As for the actual story, it’s one of the most endearing and heartfelt parts of the game so far. I’m sure, as the previous game noted, there is tragedy to come, but as it stands you’re really pulling for these girls to get out of their current lives and be happy with each other somewhere other than the hellhole created for them to fail. Rachel’s pain from her deceptive, fake father is evident throughout. Even though she is the popular and proud girl in the pair, she still carries a lot of scars and it shows through her dialogue and story.
On the flip side to her, Chloe is dealing with her own demons, as cryptic interactions and flashbacks with her father show that she hasn’t fully moved forward in dealing with his death. To make things worse, she is constantly seen as a troublemaker and someone who is nearly permanently broken in the eyes of her school teachers, friends and family. What’s even worse than that is that she has to work with a drug dealer at some point, which doesn’t present a lot of good choices.
Both characters are dealing with a lot of layers of complication and the only way they can seem to get rid of them, at least in this portion of the story, is to be with each other. It’s a well-built relationship through story, visuals and dialogue from Deck Nine. It’s incredibly believable and engaging. How they’re going to top this episode in part three is anyone’s guess, but it’s certainly a huge step up from the first episode in this game.

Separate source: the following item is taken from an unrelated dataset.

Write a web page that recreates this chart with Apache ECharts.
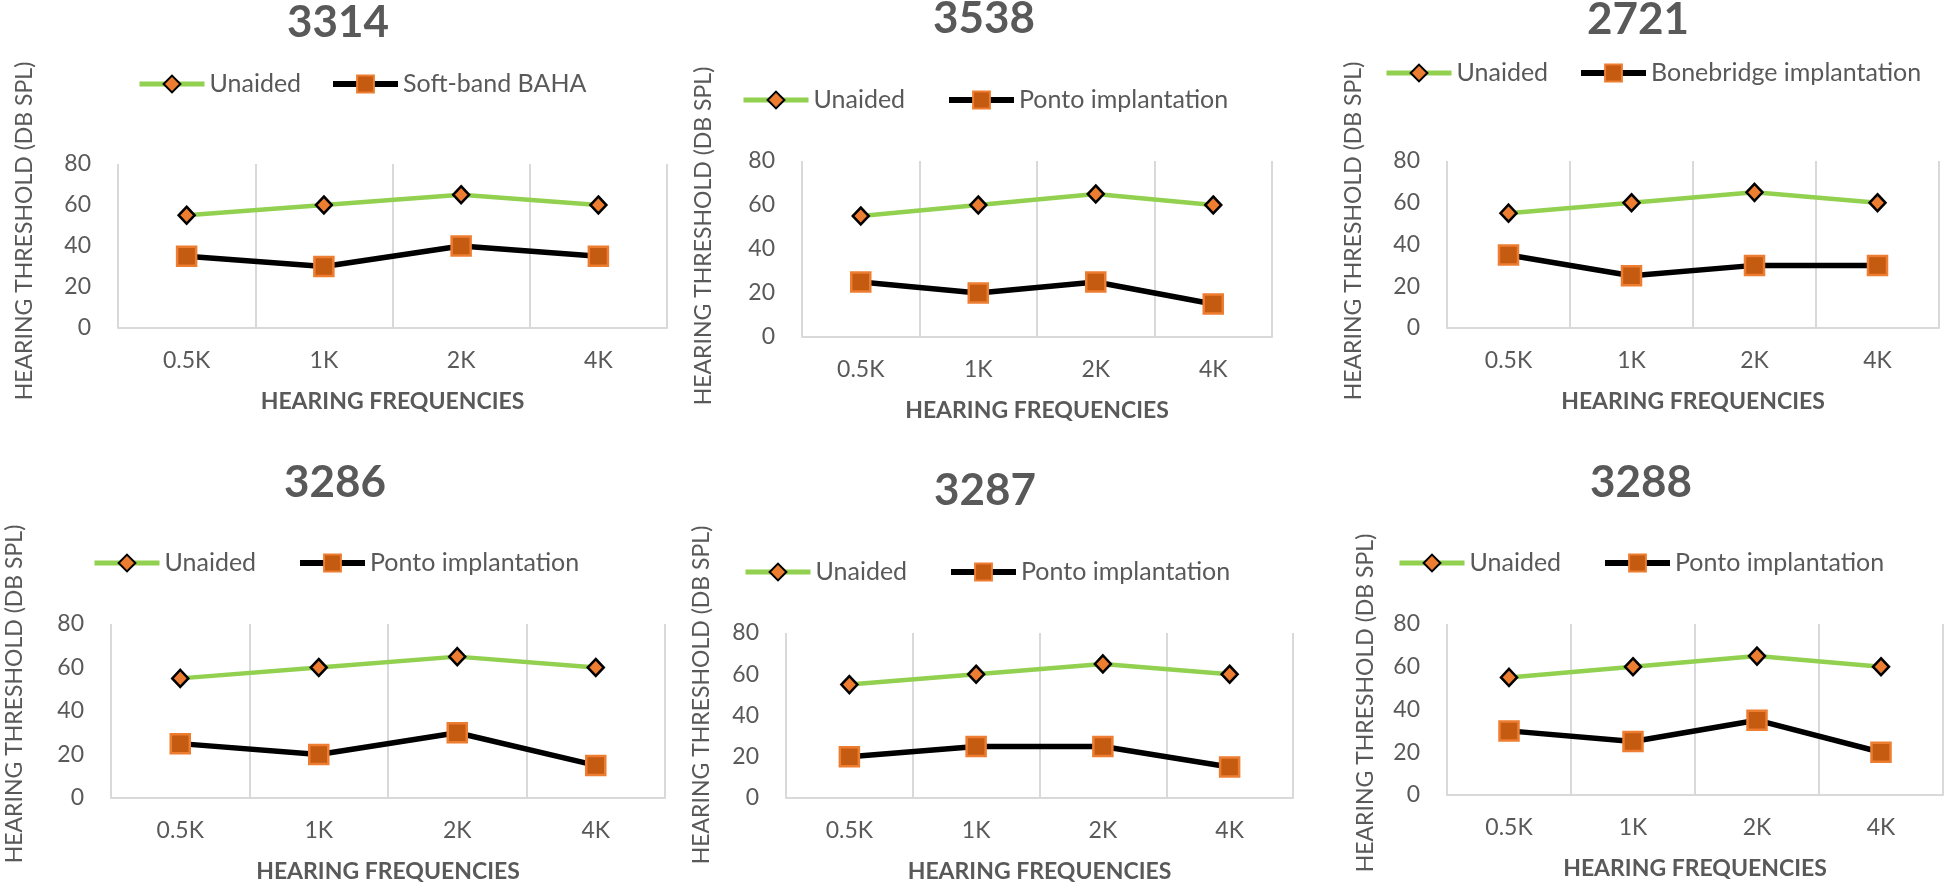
<!DOCTYPE html>
<html>
<head>
<meta charset="utf-8">
<script src="https://cdn.jsdelivr.net/npm/echarts@6/dist/echarts.min.js"></script>
<style>
  html, body { margin: 0; padding: 0; background: #ffffff; }
  #chart { width: 1946px; height: 888px; }
</style>
</head>
<body>
<div id="chart"></div>
<script>
// ---------- data ----------
const categories = ['0.5K', '1K', '2K', '4K'];
const chartTitles = ['3314', '3538', '2721', '3286', '3287', '3288'];
const unaidedName = 'Unaided';
const aidedNames = ['Soft-band BAHA', 'Ponto implantation', 'Bonebridge implantation',
                    'Ponto implantation', 'Ponto implantation', 'Ponto implantation'];
const unaided3314 = [55, 60, 65, 60];
const aided3314   = [35, 30, 40, 35];
const unaided3538 = [55, 60, 65, 60];
const aided3538   = [25, 20, 25, 15];
const unaided2721 = [55, 60, 65, 60];
const aided2721   = [35, 25, 30, 30];
const unaided3286 = [55, 60, 65, 60];
const aided3286   = [25, 20, 30, 15];
const unaided3287 = [55, 60, 65, 60];
const aided3287   = [20, 25, 25, 15];
const unaided3288 = [55, 60, 65, 60];
const aided3288   = [30, 25, 35, 20];
const yTicks = [0, 20, 40, 60, 80];
const yAxisTitle = 'HEARING THRESHOLD (DB SPL)';
const xAxisTitle = 'HEARING FREQUENCIES';

const unaidedSets = [unaided3314, unaided3538, unaided2721, unaided3286, unaided3287, unaided3288];
const aidedSets = [aided3314, aided3538, aided2721, aided3286, aided3287, aided3288];

// ---------- layout (pixels) ----------
const layout = [
  { grid: [118, 164, 549, 164], title: [338, 23],  yt: [25, 231],   leg: [137, 82, 330] },
  { grid: [802, 161, 470, 176], title: [984, 19],  yt: [704, 236],  leg: [741, 98, 946] },
  { grid: [1447, 161, 492, 167], title: [1638, 20], yt: [1354, 231], leg: [1384, 71, 1578] },
  { grid: [111, 624, 554, 174], title: [335, 483], yt: [15, 694],   leg: [92, 561, 297] },
  { grid: [786, 633, 507, 165], title: [985, 491], yt: [702, 695],  leg: [743, 570, 948] },
  { grid: [1447, 624, 496, 171], title: [1641, 483], yt: [1366, 703], leg: [1397, 561, 1602] }
];

const FONT = 'Lato, "Liberation Sans", sans-serif';
const TXT = '#595959';
const GRIDC = '#D9D9D9';
const GREEN = '#92D050';
const ORANGE = '#ED7D31';
const DARKOR = '#C55A11';

const grids = [], xAxes = [], yAxes = [], series = [], legends = [], graphics = [];
const legH = 21;

layout.forEach((L, i) => {
  const [gl, gt, gw, gh] = L.grid;
  grids.push({ left: gl, top: gt, width: gw, height: gh, containLabel: false });
  xAxes.push({
    type: 'category', gridIndex: i, data: categories, boundaryGap: true,
    axisLine: { show: true, lineStyle: { color: GRIDC, width: 2 } },
    axisTick: { show: false },
    splitLine: { show: true, lineStyle: { color: GRIDC, width: 2 } },
    axisLabel: { color: TXT, fontFamily: FONT, fontSize: 23, margin: 21 },
    name: xAxisTitle, nameLocation: 'middle', nameGap: 62,
    nameTextStyle: { color: TXT, fontFamily: FONT, fontSize: 23, fontWeight: 'bold' }
  });
  yAxes.push({
    type: 'value', gridIndex: i,
    min: yTicks[0], max: yTicks[yTicks.length - 1], interval: yTicks[1] - yTicks[0],
    axisLine: { show: false }, axisTick: { show: false }, splitLine: { show: false },
    axisLabel: { color: TXT, fontFamily: FONT, fontSize: 23, margin: 27 }
  });
  series.push({
    name: unaidedName, type: 'line', xAxisIndex: i, yAxisIndex: i,
    data: unaidedSets[i], symbol: 'diamond', symbolSize: [16, 17],
    lineStyle: { color: GREEN, width: 4.5 },
    itemStyle: { color: ORANGE, borderColor: '#000000', borderWidth: 2.5 },
    z: 3
  });
  series.push({
    name: aidedNames[i], type: 'line', xAxisIndex: i, yAxisIndex: i,
    data: aidedSets[i], symbol: 'rect', symbolSize: 19,
    lineStyle: { color: '#000000', width: 5.5 },
    itemStyle: { color: DARKOR, borderColor: ORANGE, borderWidth: 2.5 },
    z: 2
  });
  const legCommon = {
    orient: 'horizontal', padding: 0, itemWidth: 65, itemHeight: legH,
    selectedMode: false,
    textStyle: { color: TXT, fontFamily: FONT, fontSize: 25 }
  };
  legends.push(Object.assign({}, legCommon, {
    data: [unaidedName], left: L.leg[0], top: L.leg[1] - legH / 2,
    lineStyle: { width: 5 }
  }));
  legends.push(Object.assign({}, legCommon, {
    data: [aidedNames[i]], left: L.leg[2], top: L.leg[1] - legH / 2,
    lineStyle: { width: 6 }
  }));
  graphics.push({
    type: 'text', x: L.title[0], y: L.title[1],
    style: { text: chartTitles[i], fill: TXT, font: 'bold 44px ' + FONT, textAlign: 'center', textVerticalAlign: 'middle' }
  });
  graphics.push({
    type: 'text', x: L.yt[0], y: L.yt[1], rotation: Math.PI / 2,
    style: { text: yAxisTitle, fill: TXT, font: '23px ' + FONT, textAlign: 'center', textVerticalAlign: 'middle' }
  });
});

const chart = echarts.init(document.getElementById('chart'), null, { renderer: 'canvas' });
chart.setOption({
  backgroundColor: '#ffffff',
  animation: false,
  grid: grids,
  xAxis: xAxes,
  yAxis: yAxes,
  legend: legends,
  series: series,
  graphic: graphics
});
</script>
</body>
</html>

As it stands, Episode 2: Brave New World is far and away the best of the two episodes so far and has already made this game something special. Deck Nine did an absolutely fantastic job of creating a beautiful story and wonderfully tragic characters to make this type of dialogue-driven game a force to be reckoned with, especially when compared to the first game. It will certainly leave you hanging at the edge of your seat without apologizing for the drama and stress it creates.
That’s the mark of a good story, folks.